VM rules are set to come into force globally on 1 March 2017, for non-cleared derivatives transactions.
Under VM rules all counterparties – regardless of size or jurisdiction – trading non-cleared OTC derivatives of over $8 billion notionally will have to comply.
Concerns have been raised over a big bang effect due to the amount of counterparty relationships resulting from VM being exponentially more than initial margin (IM) rules.
Speaking during a Societe Generale roundtable, Jamie Gavin, head of OTC clearing for EMEA and APAC at Societe Generale Prime Services, allayed fears of the VM impact.
“VM will probably not have as much impact as most people already swap VM on a daily basis anyway, and the next phase of IM in February we think will drive some more market economics,” said Gavin. “So what we saw in September was more a challenge to the established fixed income and prime brokerage businesses.
“Because the first stage of IM made the fixed income and prime brokerage trade more expensive there is a strong push to get those trades, especially the street leg, into clearing and we think that will continue to happen once IM and VM rules are fully live.”
IM rules came into force on 1 September 2016 for the US, Canada and Japan, with rules for the first phase of EU banks coming into force in 2017.

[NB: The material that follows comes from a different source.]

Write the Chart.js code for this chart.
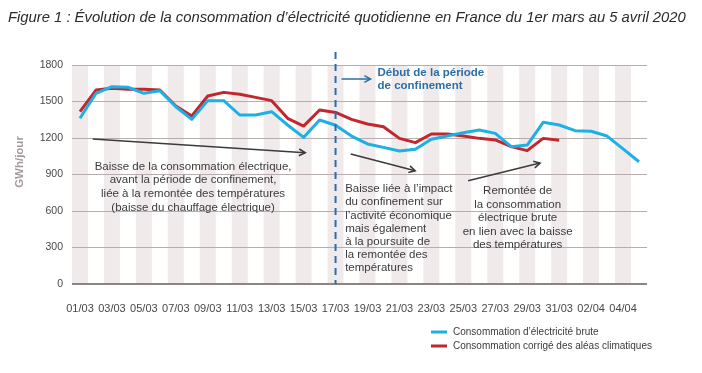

Bill Stenning, head of clearing, regulatory and strategic affairs at Societe Generale also spoke of the ultimate goal of IM requirements.
“The goal of regulation in this space was always, over time, to end up with non-cleared derivatives being more expensive than cleared and that’s what the IM rules have started to do,” said Stenning.
“These rules are being phased-in so we see a gradual further pickup of this.”